Courtesy of Pam Martens.
Much of the investing public, and I would venture many members of the research team at the Senate’s Permanent Subcommittee on Investigations that compiled the 307 page report on JPMorgan’s $6.2 billion in losses from the London Whale trade, are unaware that the company’s Chairman and CEO, Jamie Dimon, learned at the knee of the mastermind of too-big-to-fail – former Citigroup Chairman and CEO, Sandy Weill. From 1982 to 1998, Dimon was Weill’s first lieutenant, rising to the rank of President of Citigroup.
Carl Levin, Chairman of the Subcommittee, released the stunning investigative report yesterday and, throughout, the level of arrogance toward regulators, the dishonesty and dissembling on earnings calls, the hiding of losses, and the specter of the imperial CEO conjured up images of the downfall of Citigroup and Weill’s role in creating the culture than burned down the house. It felt, alarmingly, like Dimon had exported the culture of Citigroup to JPMorgan Chase.
Pretty much everything that Dimon led us to believe about this year-long saga has been debunked by the Senate’s investigation.

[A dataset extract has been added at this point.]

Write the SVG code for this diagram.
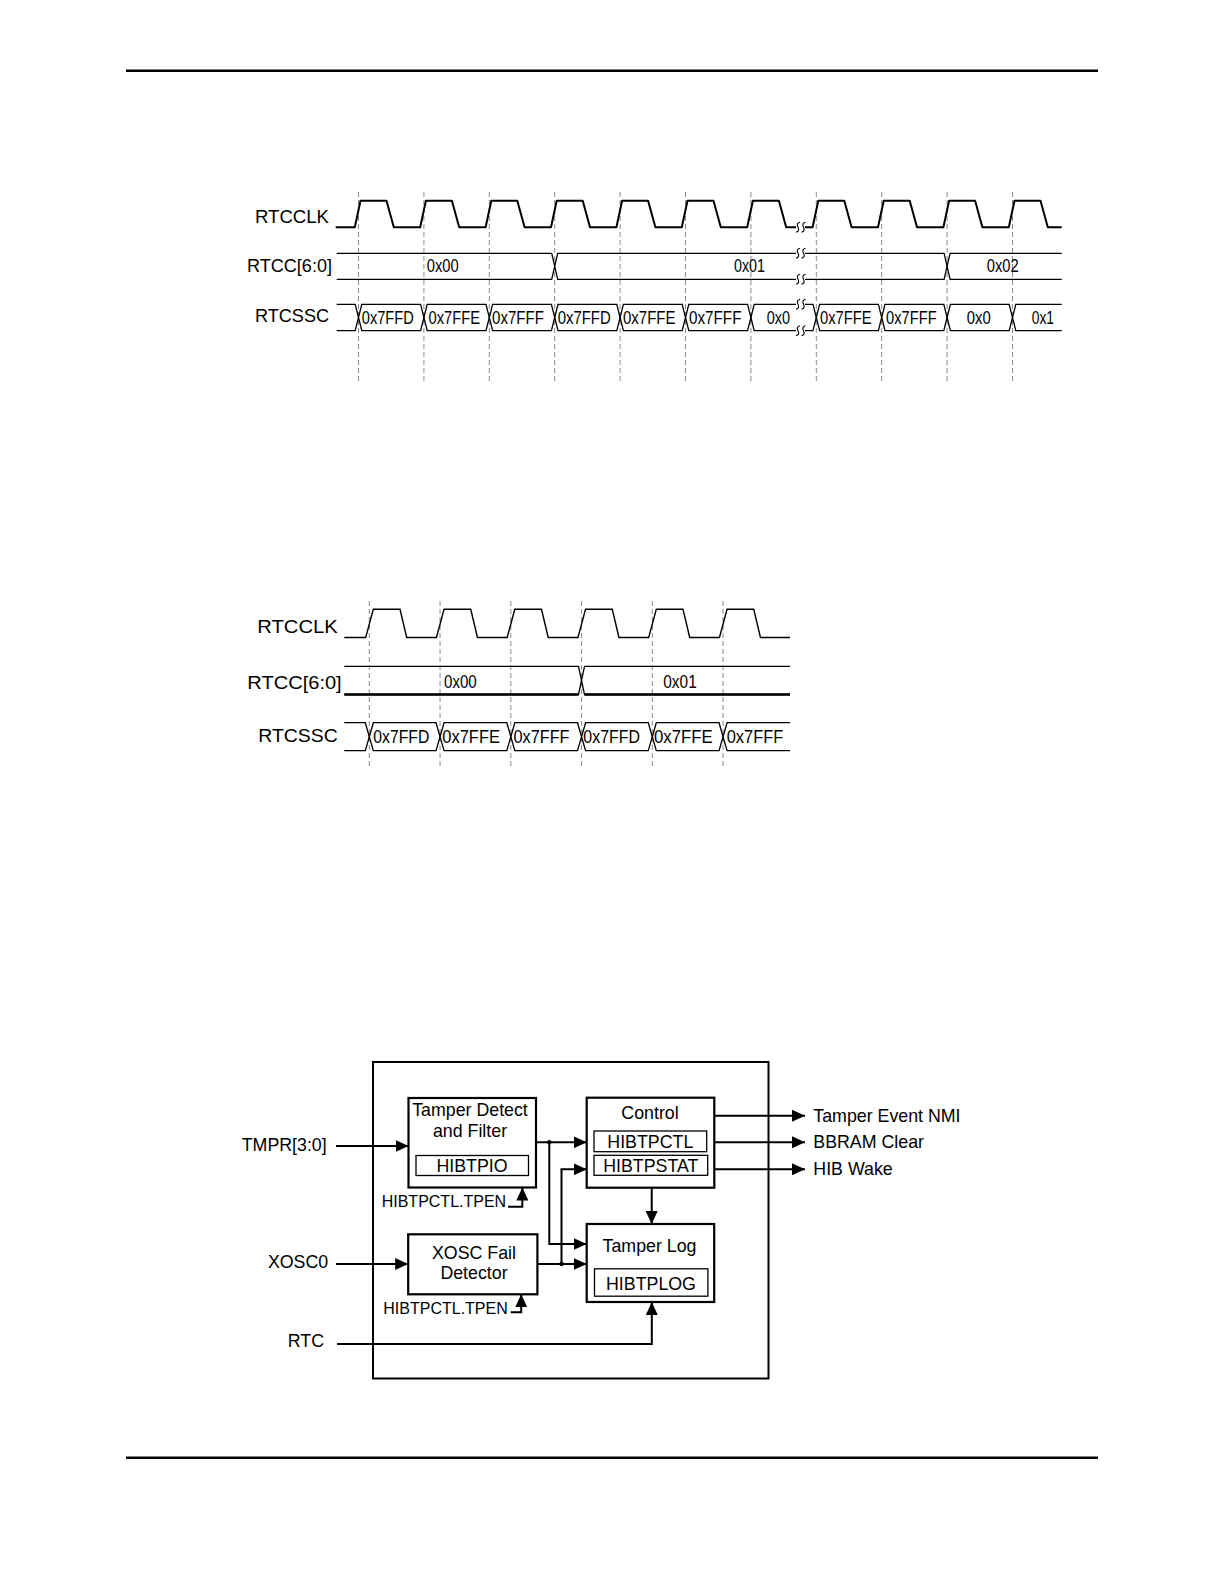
<svg xmlns="http://www.w3.org/2000/svg" width="1224" height="1584" viewBox="0 0 1224 1584">
<style>
text{font-family:"Liberation Sans",Arial,sans-serif;fill:#000}
.lbl{font-size:18px}
.lbl2{font-size:19px}
.val{font-size:17.5px}
.blk{font-size:17.8px}
.tp{font-size:16px}
.rule{stroke:#000;stroke-width:2.4;fill:none}
.clk{stroke:#000;stroke-width:2;fill:none;stroke-linejoin:round}
.clk2{stroke:#000;stroke-width:1.4;fill:none}
.bus{stroke:#000;stroke-width:1.3;fill:none}
.dash{stroke:#8a8a8a;stroke-width:1;stroke-dasharray:5 3;fill:none}
.brk{stroke:#000;stroke-width:1.1;fill:none}
.box{stroke:#000;stroke-width:2.2;fill:none}
.ibox{stroke:#000;stroke-width:1.3;fill:none}
.wire{stroke:#000;stroke-width:2;fill:none}
.ct{text-anchor:middle}
</style>
<defs>
<marker id="ah" markerUnits="userSpaceOnUse" markerWidth="14" markerHeight="12" refX="13" refY="6" orient="auto">
<path d="M0,0 L13,6 L0,12 z" fill="#000"/>
</marker>
<path id="sq" d="M-1,5 q4,-1 2,-5 q-2,-4 2,-5"/>
</defs>

<g id="page-rules">
<line class="rule" x1="126" y1="70.7" x2="1098" y2="70.7"/>
<line class="rule" x1="126" y1="1457.7" x2="1098" y2="1457.7"/>
</g>

<g id="timing-1">
<g id="t1-grid">
<line class="dash" x1="358.5" y1="192" x2="358.5" y2="382"/>
<line class="dash" x1="423.9" y1="192" x2="423.9" y2="382"/>
<line class="dash" x1="489.3" y1="192" x2="489.3" y2="382"/>
<line class="dash" x1="554.7" y1="192" x2="554.7" y2="382"/>
<line class="dash" x1="620.1" y1="192" x2="620.1" y2="382"/>
<line class="dash" x1="685.5" y1="192" x2="685.5" y2="382"/>
<line class="dash" x1="750.9" y1="192" x2="750.9" y2="382"/>
<line class="dash" x1="816.3" y1="192" x2="816.3" y2="382"/>
<line class="dash" x1="881.7" y1="192" x2="881.7" y2="382"/>
<line class="dash" x1="947.1" y1="192" x2="947.1" y2="382"/>
<line class="dash" x1="1012.5" y1="192" x2="1012.5" y2="382"/>
</g>
<text class="lbl" x="255" y="223" textLength="74" lengthAdjust="spacingAndGlyphs">RTCCLK</text>
<text class="lbl" x="247" y="272" textLength="85" lengthAdjust="spacingAndGlyphs">RTCC[6:0]</text>
<text class="lbl" x="255" y="322.3" textLength="74" lengthAdjust="spacingAndGlyphs">RTCSSC</text>

<g id="t1-clk">
<path class="clk" d="M335.7,227.3 H354.8 L360.5,200.7 H386.5 L393.8,227.3 H420.2 L425.9,200.7 H451.9 L459.2,227.3 H485.6 L491.3,200.7 H517.3 L524.6,227.3 H551 L556.7,200.7 H582.7 L590,227.3 H616.4 L622.1,200.7 H648.1 L655.4,227.3 H681.8 L687.5,200.7 H713.5 L720.8,227.3 H747.2 L752.9,200.7 H778.9 L786.2,227.3 H796"/>
<path class="clk" d="M805,227.3 H812.6 L818.3,200.7 H844.3 L851.6,227.3 H878 L883.7,200.7 H909.7 L917,227.3 H943.4 L949.1,200.7 H975.1 L982.4,227.3 H1008.8 L1014.5,200.7 H1040.5 L1047.8,227.3 H1061.7"/>
<use href="#sq" class="brk" x="797" y="227.3"/>
<use href="#sq" class="brk" x="802.5" y="227.3"/>
</g>

<g id="t1-rtcc">
<path class="bus" d="M336.7,253.3 H551.7 L557.7,279.3 H796 M805,279.3 H944.1 L950.1,253.3 H1061.7"/>
<path class="bus" d="M336.7,279.3 H551.7 L557.7,253.3 H796 M805,253.3 H944.1 L950.1,279.3 H1061.7"/>
<use href="#sq" class="brk" x="797" y="253.3"/>
<use href="#sq" class="brk" x="802.5" y="253.3"/>
<use href="#sq" class="brk" x="797" y="279.3"/>
<use href="#sq" class="brk" x="802.5" y="279.3"/>
<text class="val" x="426.7" y="272.3" textLength="32" lengthAdjust="spacingAndGlyphs">0x00</text>
<text class="val" x="734" y="272.3" textLength="31" lengthAdjust="spacingAndGlyphs">0x01</text>
<text class="val" x="986.7" y="272.3" textLength="32" lengthAdjust="spacingAndGlyphs">0x02</text>
</g>

<g id="t1-rtcssc">
<path class="bus" d="M336.7,304.3 H355.2 L358.5,317.5 L355.2,330.7 H336.7"/>
<path class="bus" d="M358.5,317.5 L361.8,304.3 H420.6 L423.9,317.5 L420.6,330.7 H361.8 Z"/>
<path class="bus" d="M423.9,317.5 L427.2,304.3 H486 L489.3,317.5 L486,330.7 H427.2 Z"/>
<path class="bus" d="M489.3,317.5 L492.6,304.3 H551.4 L554.7,317.5 L551.4,330.7 H492.6 Z"/>
<path class="bus" d="M554.7,317.5 L558,304.3 H616.8 L620.1,317.5 L616.8,330.7 H558 Z"/>
<path class="bus" d="M620.1,317.5 L623.4,304.3 H682.2 L685.5,317.5 L682.2,330.7 H623.4 Z"/>
<path class="bus" d="M685.5,317.5 L688.8,304.3 H747.6 L750.9,317.5 L747.6,330.7 H688.8 Z"/>
<path class="bus" d="M796,304.3 H754.2 L750.9,317.5 L754.2,330.7 H796"/>
<path class="bus" d="M805,304.3 H813 L816.3,317.5 L813,330.7 H805"/>
<path class="bus" d="M816.3,317.5 L819.6,304.3 H878.4 L881.7,317.5 L878.4,330.7 H819.6 Z"/>
<path class="bus" d="M881.7,317.5 L885,304.3 H943.8 L947.1,317.5 L943.8,330.7 H885 Z"/>
<path class="bus" d="M947.1,317.5 L950.4,304.3 H1009.2 L1012.5,317.5 L1009.2,330.7 H950.4 Z"/>
<path class="bus" d="M1061.7,304.3 H1015.8 L1012.5,317.5 L1015.8,330.7 H1061.7"/>
<use href="#sq" class="brk" x="797" y="304.3"/>
<use href="#sq" class="brk" x="802.5" y="304.3"/>
<use href="#sq" class="brk" x="797" y="330.7"/>
<use href="#sq" class="brk" x="802.5" y="330.7"/>
<text class="val" x="361.8" y="324.3" textLength="52" lengthAdjust="spacingAndGlyphs">0x7FFD</text>
<text class="val" x="428.5" y="324.3" textLength="51.5" lengthAdjust="spacingAndGlyphs">0x7FFE</text>
<text class="val" x="492" y="324.3" textLength="52" lengthAdjust="spacingAndGlyphs">0x7FFF</text>
<text class="val" x="557.7" y="324.3" textLength="53" lengthAdjust="spacingAndGlyphs">0x7FFD</text>
<text class="val" x="623" y="324.3" textLength="52.5" lengthAdjust="spacingAndGlyphs">0x7FFE</text>
<text class="val" x="689" y="324.3" textLength="52.5" lengthAdjust="spacingAndGlyphs">0x7FFF</text>
<text class="val" x="766.7" y="324.3" textLength="23.3" lengthAdjust="spacingAndGlyphs">0x0</text>
<text class="val" x="820" y="324.3" textLength="51.7" lengthAdjust="spacingAndGlyphs">0x7FFE</text>
<text class="val" x="886" y="324.3" textLength="50.7" lengthAdjust="spacingAndGlyphs">0x7FFF</text>
<text class="val" x="966.7" y="324.3" textLength="24" lengthAdjust="spacingAndGlyphs">0x0</text>
<text class="val" x="1031.7" y="324.3" textLength="22.3" lengthAdjust="spacingAndGlyphs">0x1</text>
</g>
</g>

<g id="timing-2">
<g id="t2-grid">
<line class="dash" x1="369.3" y1="601" x2="369.3" y2="768"/>
<line class="dash" x1="440.05" y1="601" x2="440.05" y2="768"/>
<line class="dash" x1="510.8" y1="601" x2="510.8" y2="768"/>
<line class="dash" x1="581.55" y1="601" x2="581.55" y2="768"/>
<line class="dash" x1="652.3" y1="601" x2="652.3" y2="768"/>
<line class="dash" x1="723.05" y1="601" x2="723.05" y2="768"/>
</g>
<text class="lbl2" x="257.3" y="633.3" textLength="80.4" lengthAdjust="spacingAndGlyphs">RTCCLK</text>
<text class="lbl2" x="247.3" y="689.3" textLength="94.4" lengthAdjust="spacingAndGlyphs">RTCC[6:0]</text>
<text class="lbl2" x="258.3" y="742.3" textLength="79.4" lengthAdjust="spacingAndGlyphs">RTCSSC</text>

<path id="t2-clk" class="clk2" d="M344.3,637.5 H365.7 L373.3,609.3 H400 L406.7,637.5 H436.45 L444.05,609.3 H470.75 L477.45,637.5 H507.2 L514.8,609.3 H541.5 L548.2,637.5 H577.95 L585.55,609.3 H612.25 L618.95,637.5 H648.7 L656.3,609.3 H683 L689.7,637.5 H719.45 L727.05,609.3 H753.75 L760.45,637.5 H790"/>

<g id="t2-rtcc">
<path class="bus" d="M344.3,666.3 H578.5 L584.5,694.5 H790"/>
<path class="bus" d="M344.3,694.5 H578.5 L584.5,666.3 H790"/>
<path stroke="#000" stroke-width="2.6" fill="none" d="M344.3,694.5 H578.5 M584.5,694.5 H790"/>
<text class="val" x="444" y="688" textLength="32.7" lengthAdjust="spacingAndGlyphs">0x00</text>
<text class="val" x="663.3" y="688" textLength="33.4" lengthAdjust="spacingAndGlyphs">0x01</text>
</g>

<g id="t2-rtcssc">
<path class="bus" d="M344.3,722.7 H365.3 L369.3,736.7 L365.3,750.7 H344.3"/>
<path class="bus" d="M369.3,736.7 L373.3,722.7 H436.05 L440.05,736.7 L436.05,750.7 H373.3 Z"/>
<path class="bus" d="M440.05,736.7 L444.05,722.7 H506.8 L510.8,736.7 L506.8,750.7 H444.05 Z"/>
<path class="bus" d="M510.8,736.7 L514.8,722.7 H577.55 L581.55,736.7 L577.55,750.7 H514.8 Z"/>
<path class="bus" d="M581.55,736.7 L585.55,722.7 H648.3 L652.3,736.7 L648.3,750.7 H585.55 Z"/>
<path class="bus" d="M652.3,736.7 L656.3,722.7 H719.05 L723.05,736.7 L719.05,750.7 H656.3 Z"/>
<path class="bus" d="M790,722.7 H727.05 L723.05,736.7 L727.05,750.7 H790"/>
<text class="val" x="373.3" y="743.3" textLength="56" lengthAdjust="spacingAndGlyphs" style="font-size:18.5px">0x7FFD</text>
<text class="val" x="442.3" y="743.3" textLength="57.7" lengthAdjust="spacingAndGlyphs" style="font-size:18.5px">0x7FFE</text>
<text class="val" x="513.5" y="743.3" textLength="56" lengthAdjust="spacingAndGlyphs" style="font-size:18.5px">0x7FFF</text>
<text class="val" x="583.3" y="743.3" textLength="56.7" lengthAdjust="spacingAndGlyphs" style="font-size:18.5px">0x7FFD</text>
<text class="val" x="654" y="743.3" textLength="58.7" lengthAdjust="spacingAndGlyphs" style="font-size:18.5px">0x7FFE</text>
<text class="val" x="726.7" y="743.3" textLength="56.6" lengthAdjust="spacingAndGlyphs" style="font-size:18.5px">0x7FFF</text>
</g>
</g>

<g id="block-diagram">
<rect id="outer" class="box" x="373" y="1062" width="395.5" height="316.5" style="stroke-width:2"/>

<g id="tamper-detect">
<rect class="box" x="408.5" y="1098" width="127.5" height="89.5"/>
<text class="blk ct" x="470" y="1116">Tamper Detect</text>
<text class="blk ct" x="470" y="1136.5">and Filter</text>
<rect class="ibox" x="416" y="1155.5" width="112.5" height="20"/>
<text class="blk ct" x="472" y="1171.5">HIBTPIO</text>
</g>

<g id="xosc-fail">
<rect class="box" x="408.2" y="1234.3" width="129.2" height="60"/>
<text class="blk ct" x="474" y="1259">XOSC Fail</text>
<text class="blk ct" x="474" y="1279.3">Detector</text>
</g>

<g id="control">
<rect class="box" x="586.7" y="1097.7" width="127.6" height="90"/>
<text class="blk ct" x="650" y="1119.3">Control</text>
<rect class="ibox" x="594" y="1131" width="112.7" height="20.7"/>
<text class="blk ct" x="650.3" y="1148">HIBTPCTL</text>
<rect class="ibox" x="594" y="1155.3" width="113.7" height="20"/>
<text class="blk ct" x="650.8" y="1171.5">HIBTPSTAT</text>
</g>

<g id="tamper-log">
<rect class="box" x="586.7" y="1224" width="127.5" height="78"/>
<text class="blk ct" x="649.5" y="1251.7">Tamper Log</text>
<rect class="ibox" x="594.5" y="1268.8" width="113.4" height="27.4"/>
<text class="blk ct" x="651" y="1289.5">HIBTPLOG</text>
</g>

<g id="labels">
<text class="blk" x="326.7" y="1151" text-anchor="end">TMPR[3:0]</text>
<text class="blk" x="328.2" y="1268.3" text-anchor="end">XOSC0</text>
<text class="blk" x="324" y="1346.7" text-anchor="end">RTC</text>
<text class="blk" x="813.3" y="1121.7">Tamper Event NMI</text>
<text class="blk" x="813.3" y="1148.3">BBRAM Clear</text>
<text class="blk" x="813.3" y="1175.3">HIB Wake</text>
<text class="tp" x="381.7" y="1206.7">HIBTPCTL.TPEN</text>
<text class="tp" x="383.3" y="1314">HIBTPCTL.TPEN</text>
</g>

<g id="connectors">
<path class="wire" marker-end="url(#ah)" d="M336,1146 H408.5"/>
<path class="wire" marker-end="url(#ah)" d="M336,1264 H408.2"/>
<path class="wire" marker-end="url(#ah)" d="M337,1344 H651.8 V1302"/>
<path class="wire" marker-end="url(#ah)" d="M536,1142.3 H586.7"/>
<path class="wire" marker-end="url(#ah)" d="M549.3,1142.3 V1244 H586.7"/>
<path class="wire" marker-end="url(#ah)" d="M537.4,1264 H586.7"/>
<path class="wire" marker-end="url(#ah)" d="M561.5,1264 V1169.3 H586.7"/>
<path class="wire" marker-end="url(#ah)" d="M651.7,1187.7 V1224"/>
<path class="wire" marker-end="url(#ah)" d="M714.3,1115.7 H805"/>
<path class="wire" marker-end="url(#ah)" d="M714.3,1142.3 H805"/>
<path class="wire" marker-end="url(#ah)" d="M714.3,1169.3 H805"/>
<path class="wire" marker-end="url(#ah)" d="M508,1206.7 H522.3 V1187.5"/>
<path class="wire" marker-end="url(#ah)" d="M510.7,1312.3 H521.2 V1294.3"/>
<circle cx="549.3" cy="1142.3" r="2.2" fill="#000"/>
<circle cx="561.5" cy="1264" r="2.2" fill="#000"/>
</g>
</g>
</svg>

Far from being some rogue-traders in London, the report informs us that “…the whale trades were not the acts of rogue traders, but involved some of the bank’s most senior managers. Previously undisclosed emails and memoranda showed that the CIO [Chief Investment Office] traders kept their superiors informed of their trading strategies.”
When Dimon testified before the Senate Banking Committee on June 13, 2012, he portrayed the portfolio of the Chief Investment Office (CIO) as a conservative one, telling members it consisted of “Treasuries, agencies, mortgage-backed securities, high quality securities, corporate debt and other domestic and overseas assets.” From the Senate’s report, we now learn that it also included $22 billion in a credit index of junk bonds.
In the same appearance before the Senate on June 13, Dimon characterized the massive trading of the Chief Investment Office and its inexplicable foray into the world of synthetic credit derivatives as a means of hedging the bank’s overall risks. Dimon stated: “While CIO’s primary purpose is to invest excess liabilities and manage long-term interest rate and currency exposure, it also maintains a smaller synthetic credit portfolio whose original intent was to protect – or ‘hedge’ – the company against a systemic event, like the financial crisis or Eurozone situation.”